--- Start of ENTRIES PROVIDED ---

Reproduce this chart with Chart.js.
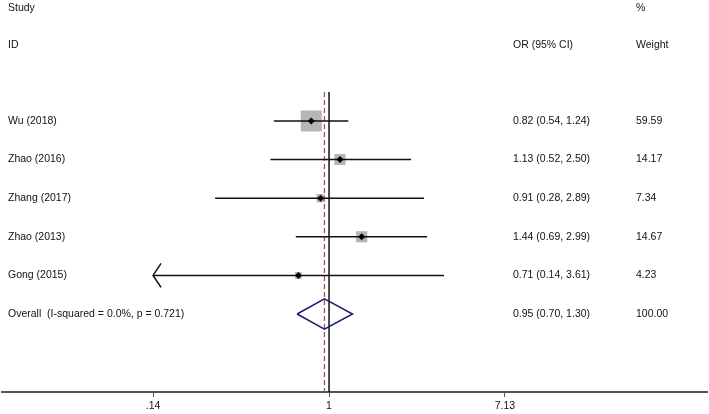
<!DOCTYPE html>
<html>
<head>
<meta charset="utf-8">
<script src="https://cdn.jsdelivr.net/npm/chart.js@4/dist/chart.umd.min.js"></script>
<style>
  body { margin: 0; background: #fff; }
  #wrap { width: 709px; height: 414px; position: relative; }
</style>
</head>
<body>
<div id="wrap"><canvas id="forest"></canvas></div>
<script>
// dados do forest plot
const estudos = ['Wu (2018)', 'Zhao (2016)', 'Zhang (2017)', 'Zhao (2013)', 'Gong (2015)']
const or = [0.82, 1.13, 0.91, 1.44, 0.71]
const icInf = [0.54, 0.52, 0.28, 0.69, 0.14]
const icSup = [1.24, 2.50, 2.89, 2.99, 3.61]
const pesos = [59.59, 14.17, 7.34, 14.67, 4.23]

const geralRotulo = 'Overall  (I-squared = 0.0%, p = 0.721)'
const geralOR = 0.95
const geralInf = 0.70
const geralSup = 1.30
const geralPeso = 100.00

const ticksX = [0.14, 1, 7.13]
const ticksRotulo = ['.14', '1', '7.13']

const fonte = '10.5px "Liberation Sans", Arial, sans-serif'
const linhaGeral = estudos.length + 1

function fmt(v) { return v.toFixed(2) }

// tamanho do quadrado proporcional ao peso (area)
function raioPeso(w) {
  const lado = 1.5 + 19.5 * Math.sqrt(w / pesos[0])
  return lado / Math.SQRT2
}

const datasets = []

// pontos (estimativa)
datasets.push({
  data: or.map((v, i) => ({ x: v, y: i + 1 })),
  pointStyle: 'rectRot',
  pointRadius: 3.5,
  backgroundColor: '#000',
  borderWidth: 0,
  order: 0
})

// intervalos de confianca
estudos.forEach((nome, i) => {
  datasets.push({
    data: [{ x: icInf[i], y: i + 1 }, { x: icSup[i], y: i + 1 }],
    showLine: true,
    borderColor: '#111',
    borderWidth: 1.5,
    pointRadius: 0,
    order: 1
  })
})

// losango geral
datasets.push({
  data: [
    { x: geralInf, y: linhaGeral },
    { x: geralOR, y: linhaGeral - 0.39 },
    { x: geralSup, y: linhaGeral },
    { x: geralOR, y: linhaGeral + 0.39 },
    { x: geralInf, y: linhaGeral }
  ],
  showLine: true,
  borderColor: '#1c1c6e',
  borderWidth: 1.5,
  pointRadius: 0,
  order: 1
})

// linha de nulidade e linha do efeito geral
datasets.push({
  data: [{ x: 1, y: 0.25 }, { x: 1, y: 8.02 }],
  showLine: true,
  borderColor: '#111',
  borderWidth: 1.5,
  pointRadius: 0,
  order: 2
})
datasets.push({
  data: [{ x: geralOR, y: 0.25 }, { x: geralOR, y: 8.02 }],
  showLine: true,
  borderColor: '#a5525a',
  borderWidth: 1.3,
  borderDash: [5, 3],
  pointRadius: 0,
  order: 2
})

// quadrados dos pesos
datasets.push({
  data: or.map((v, i) => ({ x: v, y: i + 1 })),
  pointStyle: 'rect',
  pointRadius: ctx => raioPeso(pesos[ctx.dataIndex]),
  backgroundColor: '#b5b5b5',
  borderWidth: 0,
  order: 3
})

const textos = {
  id: 'textos',
  afterDraw(chart) {
    const c = chart.ctx
    const sx = chart.scales.x
    const sy = chart.scales.y
    c.save()
    c.font = fonte
    c.fillStyle = '#111'
    c.textBaseline = 'middle'
    c.textAlign = 'left'
    c.fillText('Study', 8, 8)
    c.fillText('%', 636, 8)
    c.fillText('ID', 8, 45)
    c.fillText('OR (95% CI)', 513, 45)
    c.fillText('Weight', 636, 45)
    estudos.forEach((nome, i) => {
      const y = sy.getPixelForValue(i + 1)
      c.fillText(nome, 8, y)
      c.fillText(fmt(or[i]) + ' (' + fmt(icInf[i]) + ', ' + fmt(icSup[i]) + ')', 513, y)
      c.fillText(fmt(pesos[i]), 636, y)
    })
    const yg = sy.getPixelForValue(linhaGeral)
    c.fillText(geralRotulo, 8, yg)
    c.fillText(fmt(geralOR) + ' (' + fmt(geralInf) + ', ' + fmt(geralSup) + ')', 513, yg)
    c.fillText(fmt(geralPeso), 636, yg)

    // seta quando o IC passa do limite do eixo
    c.strokeStyle = '#111'
    c.lineWidth = 1.5
    estudos.forEach((nome, i) => {
      if (icInf[i] <= ticksX[0]) {
        const x = sx.getPixelForValue(icInf[i])
        const y = sy.getPixelForValue(i + 1)
        c.beginPath()
        c.moveTo(x + 8, y - 12)
        c.lineTo(x, y)
        c.lineTo(x + 8, y + 12)
        c.stroke()
      }
    })
    c.restore()
  }
}

new Chart(document.getElementById('forest'), {
  type: 'scatter',
  data: { datasets: datasets },
  plugins: [textos],
  options: {
    responsive: true,
    maintainAspectRatio: false,
    animation: false,
    layout: { autoPadding: false, padding: { top: 92, left: 2, right: 2, bottom: 0 } },
    plugins: { legend: { display: false }, tooltip: { enabled: false } },
    scales: {
      x: {
        type: 'logarithmic',
        min: 0.0259,
        max: 68.2,
        afterFit: s => { s.height = 22 },
        afterBuildTicks: s => { s.ticks = ticksX.map(v => ({ value: v })) },
        ticks: {
          autoSkip: false,
          maxRotation: 0,
          padding: 3,
          color: '#111',
          font: { family: '"Liberation Sans", Arial, sans-serif', size: 10.5 },
          callback: v => {
            const k = ticksX.indexOf(v)
            return k >= 0 ? ticksRotulo[k] : ''
          }
        },
        grid: { display: true, drawOnChartArea: false, drawTicks: true, tickLength: 5, color: '#555', lineWidth: 1 },
        border: { display: true, color: '#555', width: 2 }
      },
      y: {
        type: 'linear',
        reverse: true,
        min: 0.25,
        max: 8.02,
        display: false
      }
    }
  }
})
</script>
</body>
</html>
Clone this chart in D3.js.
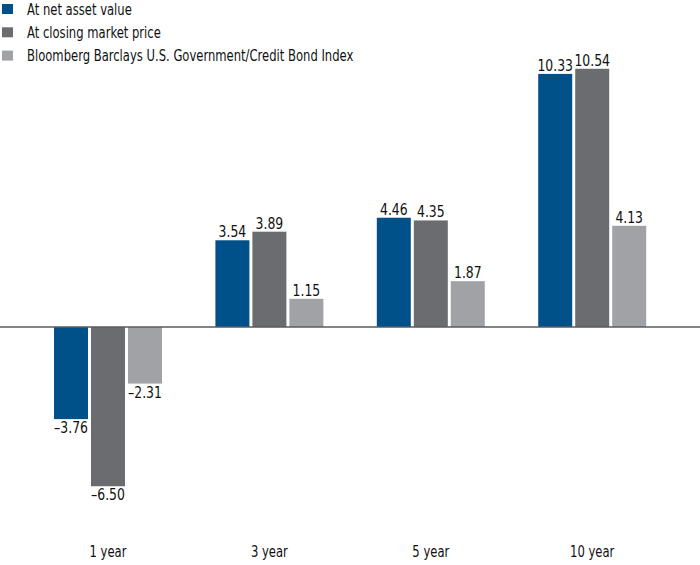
<!DOCTYPE html>
<html>
<head>
<meta charset="utf-8">
<script src="https://cdn.jsdelivr.net/npm/d3@7"></script>
<style>
  html, body { margin: 0; padding: 0; background: #fff; }
  svg { display: block; }
  text { font-family: "DejaVu Sans Condensed", "DejaVu Sans", sans-serif; fill: #111; }
</style>
</head>
<body>
<svg id="chart" width="700" height="565"></svg>
<script>
const categories = ["1 year", "3 year", "5 year", "10 year"];
const seriesNames = ["At net asset value", "At closing market price", "Bloomberg Barclays U.S. Government/Credit Bond Index"];
const navValues = [-3.76, 3.54, 4.46, 10.33];
const marketValues = [-6.50, 3.89, 4.35, 10.54];
const indexValues = [-2.31, 1.15, 1.87, 4.13];
const seriesColors = ["#00508a", "#6b6c70", "#a1a2a6"];

const seriesValues = [navValues, marketValues, indexValues];
const data = categories.map((c, i) => ({
  category: c,
  values: seriesNames.map((s, j) => ({ series: s, value: seriesValues[j][i], color: seriesColors[j] }))
}));

const svg = d3.select("#chart");

const x0 = d3.scaleBand().domain(categories).range([54, 646.2]).paddingInner(0.331).paddingOuter(0);
const x1 = d3.scaleBand().domain(seriesNames).range([0, x0.bandwidth()]).paddingInner(0.081).paddingOuter(0);
const y = d3.scaleLinear().domain([0, 10]).range([327, 82]);

const fmt = v => (v < 0 ? "\u2013" : "") + Math.abs(v).toFixed(2);

const groups = svg.selectAll("g.grp").data(data).join("g")
  .attr("class", "grp")
  .attr("transform", d => `translate(${x0(d.category)},0)`);

groups.selectAll("rect").data(d => d.values).join("rect")
  .attr("x", d => x1(d.series))
  .attr("width", x1.bandwidth())
  .attr("y", d => Math.min(y(d.value), y(0)))
  .attr("height", d => Math.abs(y(d.value) - y(0)))
  .attr("fill", d => d.color);

groups.selectAll("g.val").data(d => d.values).join("g")
  .attr("class", "val")
  .attr("transform", d => `translate(${x1(d.series) + x1.bandwidth() / 2},${d.value >= 0 ? y(d.value) - 3 : y(d.value) + 14}) scale(0.92,1)`)
  .append("text")
  .attr("text-anchor", "middle")
  .attr("font-size", "15px")
  .text(d => fmt(d.value));

// zero axis line
svg.append("line")
  .attr("x1", 0).attr("x2", 700)
  .attr("y1", y(0)).attr("y2", y(0))
  .attr("stroke", "#5a5b5e").attr("stroke-width", 1.5);

// category labels
svg.selectAll("g.cat").data(categories).join("g")
  .attr("class", "cat")
  .attr("transform", d => `translate(${x0(d) + x0.bandwidth() / 2},557) scale(0.86,1)`)
  .append("text")
  .attr("text-anchor", "middle")
  .attr("font-size", "15px")
  .text(d => d);

// legend
const legend = svg.selectAll("g.leg").data(seriesNames).join("g")
  .attr("class", "leg")
  .attr("transform", (d, i) => `translate(2,${4 + i * 23.3})`);
legend.append("rect").attr("width", 11).attr("height", 10).attr("fill", (d, i) => seriesColors[i]);
legend.append("g").attr("transform", "translate(25,10.5) scale(0.86,1)")
  .append("text").attr("font-size", "15px").text(d => d);
</script>
</body>
</html>
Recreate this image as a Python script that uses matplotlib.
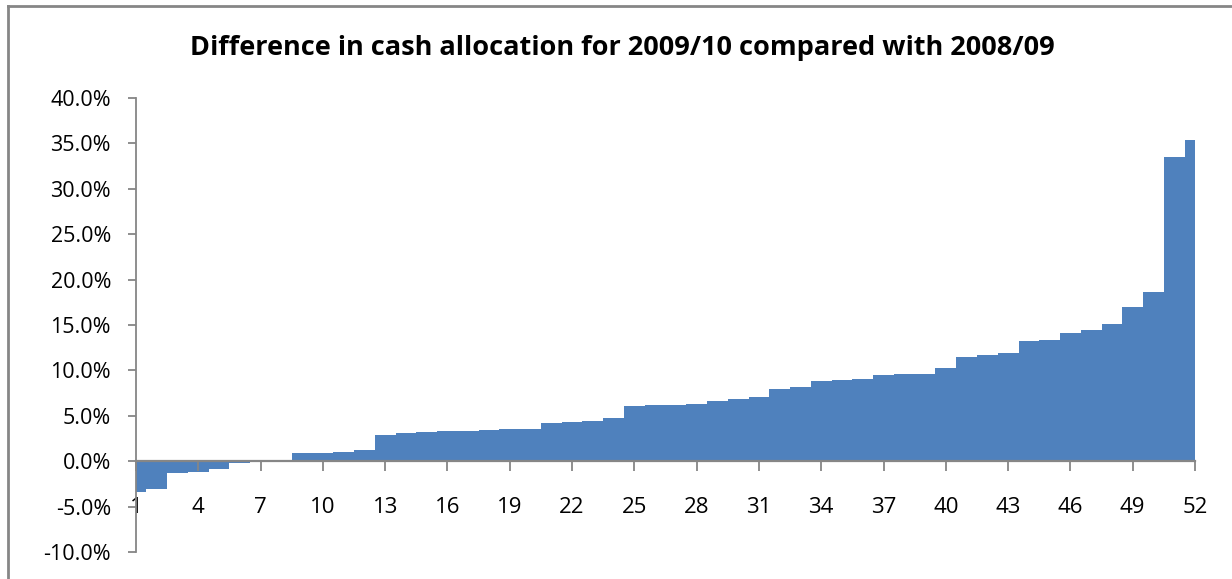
import matplotlib
matplotlib.use("Agg")
import matplotlib.pyplot as plt
from matplotlib.lines import Line2D
from matplotlib.ticker import FuncFormatter, MultipleLocator

# Data (percent difference, sorted ascending), categories 1..52
categories = list(range(1, 53))
values = [-3.4, -3.1, -1.35, -1.2, -0.85, -0.15, 0.05, 0.1, 0.9, 0.95,
          1.05, 1.2, 2.9, 3.1, 3.25, 3.3, 3.3, 3.4, 3.5, 3.6,
          4.2, 4.3, 4.45, 4.75, 6.1, 6.15, 6.2, 6.3, 6.65, 6.8,
          7.05, 8.0, 8.2, 8.85, 8.95, 9.0, 9.45, 9.55, 9.6, 10.3,
          11.45, 11.75, 11.9, 13.2, 13.4, 14.15, 14.4, 15.1, 17.0, 18.6,
          33.5, 35.4]
xtick_labels = list(range(1, 53, 3))
title = "Difference in cash allocation for 2009/10 compared with 2008/09"

plt.rcParams['font.family'] = ['Open Sans', 'DejaVu Sans']

W, H = 1232, 579
fig = plt.figure(figsize=(W / 100, H / 100), dpi=100)
ax = fig.add_axes([136 / W, 1 - 552 / H, (1195 - 136) / W, (552 - 98) / H])

ax.bar(categories, values, width=1.0, color='#4F81BD', linewidth=0)
ax.set_xlim(1, 52)
ax.set_ylim(-10, 40)

grey = '#868686'
for s in ['top', 'right']:
    ax.spines[s].set_visible(False)
ax.spines['left'].set_color(grey)
ax.spines['left'].set_linewidth(1.3)
ax.spines['bottom'].set_position(('data', 0))
ax.spines['bottom'].set_color(grey)
ax.spines['bottom'].set_linewidth(1.6)

ax.yaxis.set_major_locator(MultipleLocator(5))
ax.yaxis.set_major_formatter(FuncFormatter(lambda v, p: f"{v:.1f}%"))
ax.set_xticks(xtick_labels)
ax.set_xticklabels([str(v) for v in xtick_labels])

ax.tick_params(axis='y', direction='out', length=6, width=1.3, color=grey,
               labelsize=15.5, pad=12, labelcolor='black')
ax.tick_params(axis='x', direction='out', length=7, width=1.3, color=grey,
               labelsize=16, pad=19, labelcolor='black')

fig.text(622 / W, 1 - 55 / H, title, ha='center', va='baseline',
         fontsize=19.5, fontweight='bold')

# chart area border (left and top visible)
fig.add_artist(Line2D([8 / W, 8 / W], [0, 1 - 5.5 / H], transform=fig.transFigure,
                      color=grey, linewidth=2))
fig.add_artist(Line2D([8 / W, 1], [1 - 5.5 / H, 1 - 5.5 / H], transform=fig.transFigure,
                      color=grey, linewidth=2))

fig.savefig("out.png", dpi=100)
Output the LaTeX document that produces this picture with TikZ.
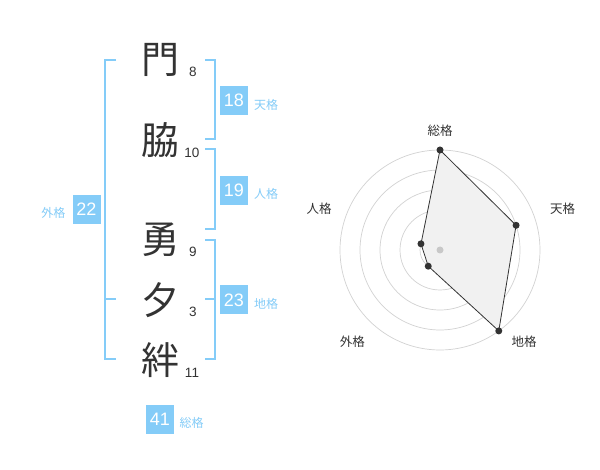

--- End of ENTRIES PROVIDED ---

▶ _EXERCISE_:
Look above for lines with the word "matplotlib" and copy them all.

▶ _EXERCISE RESPONSE_:
Recreate this image as a Python script that uses matplotlib.
import matplotlib
matplotlib.use("Agg")
import matplotlib.pyplot as plt
from matplotlib.lines import Line2D
from matplotlib.ticker import FuncFormatter, MultipleLocator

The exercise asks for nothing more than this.